Babenco — whose mother, Janka Haberberg, was a Polish-Jewish immigrant — was the first Latin American director to receive an Academy Award for best director. Lead actor William Hurt won a best actor Oscar for his performance as well. As a director, Babenco was known for his focus on realism and social outcasts.

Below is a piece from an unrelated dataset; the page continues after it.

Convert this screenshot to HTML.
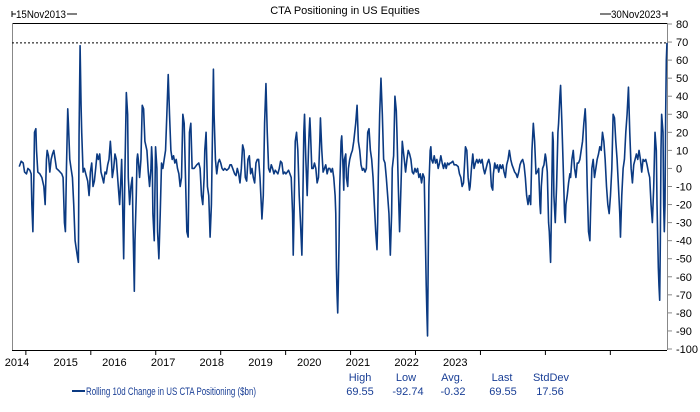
<!DOCTYPE html>
<html><head><meta charset="utf-8"><style>
html,body{margin:0;padding:0;background:#fff;}
svg{display:block;font-family:"Liberation Sans",Arial,sans-serif;}
</style></head><body>
<svg id="chart" width="700" height="412" viewBox="0 0 700 412" xmlns="http://www.w3.org/2000/svg">
<text x="345" y="14" font-size="11" text-anchor="middle" fill="#000">CTA Positioning in US Equities</text>
<g>
<line x1="12" y1="11" x2="12" y2="17" stroke="#000"/><line x1="12" y1="14" x2="16" y2="14" stroke="#000"/>
<text x="16" y="18" font-size="11" fill="#000" textLength="50" lengthAdjust="spacingAndGlyphs">15Nov2013</text>
<line x1="67" y1="14" x2="77" y2="14" stroke="#000"/></g>
<g>
<line x1="600" y1="14" x2="611" y2="14" stroke="#000"/>
<text x="611" y="18" font-size="11" fill="#000" textLength="50" lengthAdjust="spacingAndGlyphs">30Nov2023</text>
<line x1="662" y1="14" x2="667" y2="14" stroke="#000"/><line x1="667" y1="11" x2="667" y2="17" stroke="#000"/></g>
<line x1="12" y1="23.5" x2="667" y2="23.5" stroke="#000"/>
<line x1="12.5" y1="23" x2="12.5" y2="350" stroke="#888"/>
<line x1="12" y1="350.5" x2="667" y2="350.5" stroke="#000"/>
<line x1="667.5" y1="23" x2="667.5" y2="350" stroke="#888"/>
<g id="yaxis"></g>
<g id="xaxis"></g>
<line id="highline" stroke="#000" stroke-dasharray="2,2" stroke-width="1"/>
<polyline id="series" fill="none" stroke="#0b3a82" stroke-width="1.6" stroke-linejoin="round"/>
<g>
<line x1="72" y1="391" x2="85" y2="391" stroke="#0b3a82" stroke-width="2"/>
<text x="86" y="395" font-size="11" fill="#1a3f96" textLength="170" lengthAdjust="spacingAndGlyphs">Rolling 10d Change in US CTA Positioning ($bn)</text>
</g>
<g font-size="11" fill="#1a3f96" text-anchor="middle">
<text x="360" y="381">High</text>
<text x="406" y="381">Low</text>
<text x="452" y="381">Avg.</text>
<text x="502" y="381">Last</text>
<text x="551" y="381">StdDev</text>
<text x="360" y="395">69.55</text>
<text x="408" y="395">-92.74</text>
<text x="453" y="395">-0.32</text>
<text x="503" y="395">69.55</text>
<text x="550" y="395">17.56</text>
</g>
</svg>
<script>
const yTicks=[80,70,60,50,40,30,20,10,0,-10,-20,-30,-40,-50,-60,-70,-80,-90,-100];
const xTickYears=[2014,2015,2016,2017,2018,2019,2020,2021,2022,2023];
const xLabelYears=[2014,2015,2016,2017,2018,2019,2020,2021,2022,2023];
const highValue=69.55;
const dates=[2013.898,2013.928,2013.959,2013.980,2014.010,2014.031,2014.061,2014.082,2014.092,2014.108,2014.123,2014.133,2014.154,2014.164,2014.184,2014.215,2014.246,2014.277,2014.297,2014.317,2014.328,2014.348,2014.369,2014.389,2014.410,2014.430,2014.451,2014.471,2014.502,2014.553,2014.573,2014.594,2014.609,2014.625,2014.645,2014.655,2014.676,2014.696,2014.717,2014.737,2014.758,2014.778,2014.799,2014.809,2014.819,2014.835,2014.850,2014.860,2014.881,2014.901,2014.922,2014.952,2014.973,2014.983,2014.993,2015.014,2015.034,2015.055,2015.075,2015.096,2015.116,2015.137,2015.157,2015.178,2015.198,2015.219,2015.239,2015.260,2015.280,2015.301,2015.311,2015.331,2015.352,2015.372,2015.393,2015.403,2015.423,2015.444,2015.464,
2015.475,2015.485,2015.506,2015.526,2015.547,2015.567,2015.577,2015.598,2015.618,2015.639,2015.649,2015.670,2015.680,2015.700,2015.711,2015.721,2015.731,2015.751,2015.772,2015.792,2015.813,2015.833,2015.864,2015.885,2015.905,2015.926,2015.936,2015.946,2015.956,2015.977,2015.997,2016.018,2016.028,2016.048,2016.069,2016.089,2016.110,2016.130,2016.151,2016.171,2016.192,2016.212,2016.233,2016.253,2016.274,2016.294,2016.315,2016.335,2016.356,2016.376,2016.397,2016.417,2016.438,2016.458,2016.479,2016.499,2016.519,2016.540,2016.560,2016.591,2016.632,2016.663,2016.683,2016.704,2016.724,2016.745,2016.755,2016.775,2016.796,2016.816,2016.837,2016.857,2016.878,2016.888,2016.898,2016.919,2016.939,2016.960,2016.980,2017.001,2017.021,2017.042,2017.062,2017.093,2017.124,2017.144,
2017.164,2017.185,2017.215,2017.236,2017.256,2017.277,2017.297,2017.318,2017.338,2017.359,2017.379,2017.400,2017.420,2017.441,2017.461,2017.482,2017.502,2017.523,2017.543,2017.564,2017.584,2017.605,2017.625,2017.635,2017.656,2017.676,2017.697,2017.717,2017.738,2017.758,2017.779,2017.799,2017.820,2017.840,2017.861,2017.881,2017.902,2017.922,2017.943,2017.963,2017.984,2018.004,2018.025,2018.045,2018.066,2018.086,2018.107,2018.117,2018.127,2018.148,2018.168,2018.188,2018.209,2018.229,2018.250,2018.260,2018.280,2018.291,2018.311,2018.332,2018.352,2018.362,2018.373,2018.383,2018.403,2018.424,2018.444,2018.465,2018.485,2018.506,2018.526,2018.536,2018.557,2018.577,2018.598,2018.618,2018.639,2018.659,2018.680,2018.700,2018.721,2018.741,2018.762,2018.772,2018.782,2018.792,2018.802,2018.813,2018.823,2018.833,
2018.854,2018.864,2018.885,2018.895,2018.905,2018.926,2018.936,2018.956,2018.967,2018.987,2019.008,2019.028,2019.049,2019.079,2019.100,2019.120,2019.141,2019.161,2019.182,2019.202,2019.223,2019.243,2019.264,2019.284,2019.305,2019.325,2019.346,2019.366,2019.387,2019.407,2019.417,2019.427,2019.448,2019.468,2019.489,2019.509,2019.530,2019.550,2019.571,2019.591,2019.612,2019.632,2019.642,2019.663,2019.683,2019.704,2019.714,2019.735,2019.755,2019.776,2019.796,2019.827,2019.847,2019.868,2019.888,2019.909,2019.929,2019.950,2019.970,2019.991,2020.011,2020.032,2020.052,2020.073,2020.093,2020.114,2020.134,2020.155,2020.165,2020.175,2020.185,2020.196,2020.206,2020.226,2020.236,2020.247,2020.267,2020.288,2020.308,2020.329,2020.349,2020.370,2020.390,2020.411,2020.431,2020.452,2020.472,2020.493,2020.513,2020.533,
2020.544,2020.575,2020.595,2020.626,2020.657,2020.677,2020.698,2020.718,2020.739,2020.759,2020.769,2020.790,2020.810,2020.831,2020.841,2020.861,2020.882,2020.902,2020.923,2020.943,2020.964,2020.984,2021.005,2021.025,2021.046,2021.066,2021.087,2021.107,2021.128,2021.148,2021.169,2021.189,2021.199,2021.220,2021.240,2021.261,2021.281,2021.302,2021.322,2021.343,2021.363,2021.384,2021.404,2021.425,2021.445,2021.466,2021.486,2021.507,2021.527,2021.548,2021.568,2021.589,2021.609,2021.630,2021.650,2021.671,2021.691,2021.711,2021.732,2021.752,2021.773,2021.793,2021.814,2021.834,2021.855,2021.875,2021.896,2021.916,2021.926,2021.937,2021.957,2021.978,2021.998,2022.008,2022.029,2022.049,2022.060,2022.080,2022.090,2022.111,2022.121,2022.131,2022.152,2022.172,2022.193,2022.203,2022.223,
2022.234,2022.254,2022.275,2022.295,2022.306,2022.316,2022.336,2022.357,2022.377,2022.388,2022.408,2022.429,2022.449,2022.470,2022.490,2022.510,2022.531,2022.551,2022.572,2022.592,2022.613,2022.623,2022.644,2022.664,2022.685,2022.695,2022.715,2022.736,2022.756,2022.777,2022.797,2022.818,2022.838,2022.859,2022.879,2022.900,2022.920,2022.941,2022.961,2022.982,2023.002,2023.023,2023.043,2023.064,2023.084,2023.104,2023.125,2023.145,2023.156,2023.176,2023.197,2023.217,2023.238,2023.258,2023.279,2023.299,2023.320,2023.340,2023.360,2023.381,2023.401,2023.422,2023.442,2023.463,2023.483,2023.504,2023.524,2023.545,2023.565,2023.586,2023.606,2023.627,2023.647,2023.668,2023.688,2023.708,2023.719,2023.739,2023.749,2023.760,2023.770,2023.780,2023.790,2023.811,2023.821,2023.831,2023.842,2023.852,2023.862,2023.872];
const values=[1,4,3,-2,-3,0,-1,-3,-20,-35,-5,20,22,10,-2,-3,-5,-10,-20,5,10,7,-2,5,8,10,5,0,-1,-3,-5,-30,-35,0,33,25,5,0,-5,-20,-40,-45,-50,-52,18,68,35,20,-2,0,-3,-7,-15,-10,-2,3,-10,-7,0,8,5,8,-2,-5,-8,-2,-3,2,5,15,10,-5,0,8,5,0,-10,-20,-5,
5,-10,-50,0,42,30,-5,-20,-10,-5,-30,-68,-40,-15,5,8,5,-5,5,35,33,15,10,-2,-10,0,12,5,-25,-40,12,0,-35,-50,-25,3,0,5,10,30,52,30,10,5,7,3,5,0,-3,-10,-5,30,25,-5,-35,-38,20,25,0,0,2,3,0,-15,-20,-5,10,20,-10,-15,-38,-20,30,55,30,5,-3,3,5,3,0,-1,0,-1,0,2,
2,0,-3,-4,0,-3,-8,0,13,10,-5,-7,5,7,-3,0,-5,-8,3,5,5,-5,-20,-28,-15,25,47,20,0,-2,2,0,-3,-1,-2,-3,0,4,3,-3,-2,-3,-2,-1,-3,-5,-25,-48,-30,15,20,10,-15,-30,-48,-30,20,30,5,-15,10,20,28,20,0,0,3,0,-8,-5,15,28,10,-2,0,2,-3,0,0,-2,0,-5,-15,-25,-55,-70,-80,-60,-40,-10,
15,18,0,-12,5,8,-5,-10,0,5,8,10,15,25,35,15,10,2,-1,0,-2,0,20,22,10,5,-5,-20,-35,-45,-30,-5,30,50,30,5,3,-5,-15,-25,-48,-25,0,7,40,32,20,-10,-35,-10,15,5,-2,5,10,8,5,-2,-3,0,-2,0,-5,-3,-8,-3,-5,-45,-65,-80,-92.74,-50,-10,10,12,5,3,7,3,5,0,3,7,3,0,3,0,3,2,3,
3,4,2,2,1,-3,-5,-10,-8,5,12,10,-5,-12,-10,0,8,0,3,5,3,5,3,5,0,-3,0,3,5,2,-10,-12,-3,3,0,2,-2,2,0,2,-2,-5,2,5,10,5,2,0,-2,-3,-5,-2,2,4,5,2,-5,-15,-20,-15,-20,10,25,15,-3,-2,0,-20,-25,-10,0,2,8,6,-2,-30,-35,-52,-30,20,15,-15,-30,-10,20,25,40,
46,25,0,-25,-30,-20,-15,-8,-3,-5,5,10,0,-5,3,3,5,10,15,25,33,25,-10,-35,-40,-25,0,5,-5,0,5,8,12,10,20,15,5,-10,-20,-25,-15,0,30,28,15,5,-10,-25,-38,-15,0,5,20,30,45,20,0,-8,2,5,8,5,10,5,-2,5,4,5,2,-2,-5,-20,-30,-10,20,10,-20,-55,-65,-73,-40,10,30,20,-20,-35,-20,30,60,69.55];

const NS='http://www.w3.org/2000/svg';
const plotL=12,plotR=667,plotT=23,plotB=350;
const xMin=2013.7865,xMax=2023.8725,yMin=-100,yMax=80;
function xScale(t){return plotL+(t-xMin)/(xMax-xMin)*(plotR-plotL);}
function yScale(v){return 24+(yMax-v)/(yMax-yMin)*(349-24);}
function mk(tag,attrs,parent){const e=document.createElementNS(NS,tag);for(const k in attrs)e.setAttribute(k,attrs[k]);parent.appendChild(e);return e;}

const yax=document.getElementById('yaxis');
yTicks.forEach(v=>{
  const y=yScale(v);
  const tk=mk('line',{x1:667,y1:y,x2:672,y2:y,stroke:'#888'},yax);
  
  
  const tx=mk('text',{x:676,y:y+4,'font-size':11,fill:'#000'},yax);
  
  
  tx.textContent=v;
});
const xax=document.getElementById('xaxis');
xTickYears.forEach(yr=>{
  const x=xScale(yr);
  const tk=mk('line',{x1:x,y1:350,x2:x,y2:355,stroke:'#000'},xax);
  
  
});
xLabelYears.forEach((yr,i)=>{
  const x=17+i*48.7;
  const tx=mk('text',{x:x,y:366,'font-size':11,fill:'#000','text-anchor':'middle'},xax);
  
  
  tx.textContent=yr;
});
const hl=document.getElementById('highline');
hl.setAttribute('x1',plotL);hl.setAttribute('x2',plotR);
hl.setAttribute('y1',yScale(highValue));hl.setAttribute('y2',yScale(highValue));
const pts=dates.map((d,i)=>xScale(d).toFixed(2)+','+yScale(values[i]).toFixed(2)).join(' ');
document.getElementById('series').setAttribute('points',pts);
</script>
</body></html>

Babenco was discreet regarding his Jewish identity, according to an obituary by Jewcy.com. For his contribution to 2014 religious film anthology “Words with G-d”, Babenco chose to focus on the Brazilian syncretic tradition of Umbanda. Babenco’s 1991 drama “At Play in the Fields of the Lord” was a study of Christian missionaries in the Amazon reflecting a critical outlook on Christianity. Babenco is also known for the 1987 film “Ironweed”, an adaptation of a novel by William Kennedy, in which Meryl Streep and Jack Nicholson portrayed alcoholic vagrants in Albany, New York at the end of the Great Depression. Babenco’s final film, 2016’s “My Hindu Friend”, starred Willem Dafoe as a terminally ill film director who befriends an 8-year-old Hindu boy.
Babenco is survived by his fourth wife, Brazilian model and actress Barbara Paz, and Janka, his daughter with ex-wife Fiorella Giovagnoli.